I don't see how join calculus can solve that problem.

The way I see it, CSP makes program order explicit, and synchronisation order hard to work out. The way I understood your explanation, in join calculus synchronisation order is apparent, but then program order is hard to work out.

It looks more like a trade-off between two aspects of the same problem.

[chaource]

This is a good point that I agree with.

Join calculus is declarative for problems where synchronization is most important; such as the dining philosophers problem. But sequential message protocols aren't represented declaratively; they need to be programmed via a complicated set of synchronizations.

CSP is declarative for sequential exchange protocols between a fixed number of parallel-running processes. But CSP is not good for a fully-concurrent world where the number of parallel threads is not set in advance, where a message can come at any time from anywhere and needs to start new threads that again will send new messages, etc.

[sassa_nf]

Yes, something like that.

With a caveat that Golang, Java (Loom) and others allow to create cheap threads and channels at will, so available parallelism can be exploited. Of course, technically that's tons of threads to handle, but lexical scope and other language features make the complexity manageable.

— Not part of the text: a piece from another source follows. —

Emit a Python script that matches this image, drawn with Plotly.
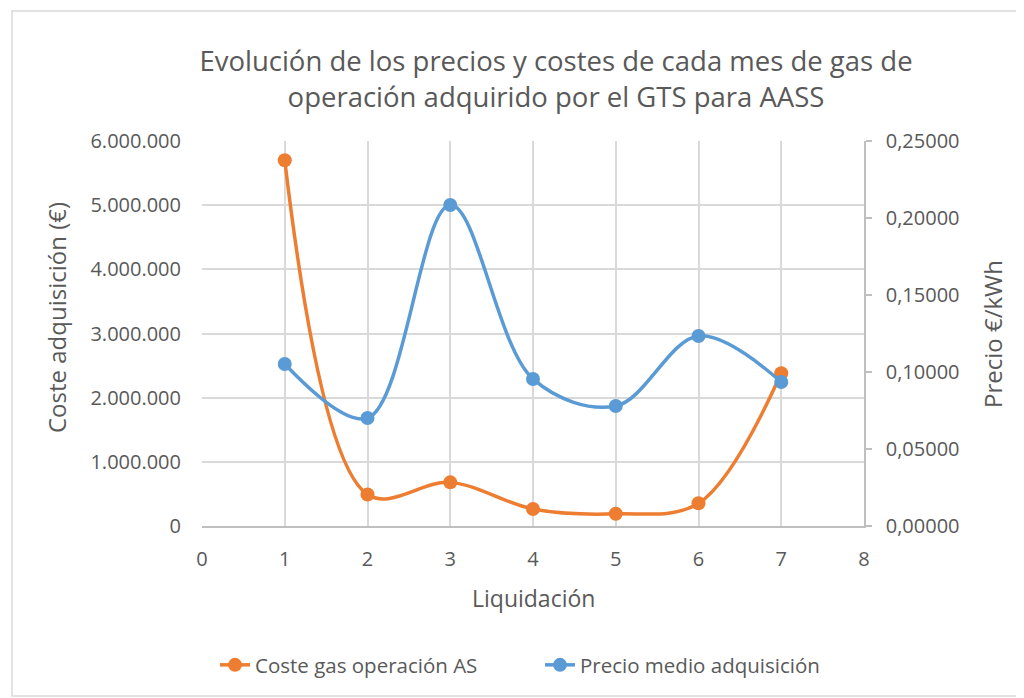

However, there's also the curse of diminishing returns.

For example, the mathematically optimal number of threads can be 1M, but the difference between that and 10 threads can be purely academic.

I mean, we all know how to compute average queue wait time, or queue length for a given number of "servers", a distribution of time of arrival, and a distribution of time of departure. Playing with these parameters you can see that after some very modest number of "servers" the difference between that and theoretical optimum is very small.

So I take such tools really only as a way to express ideas cleanly, not really exploit concurrency better. So instead of writing an iterator with hasNext() and next(), we write plain code that communicates with the caller via a channel - basically, it is the means to avoid Continuation-passing transform of the logic; the channel is the link between cat C and cat OpC.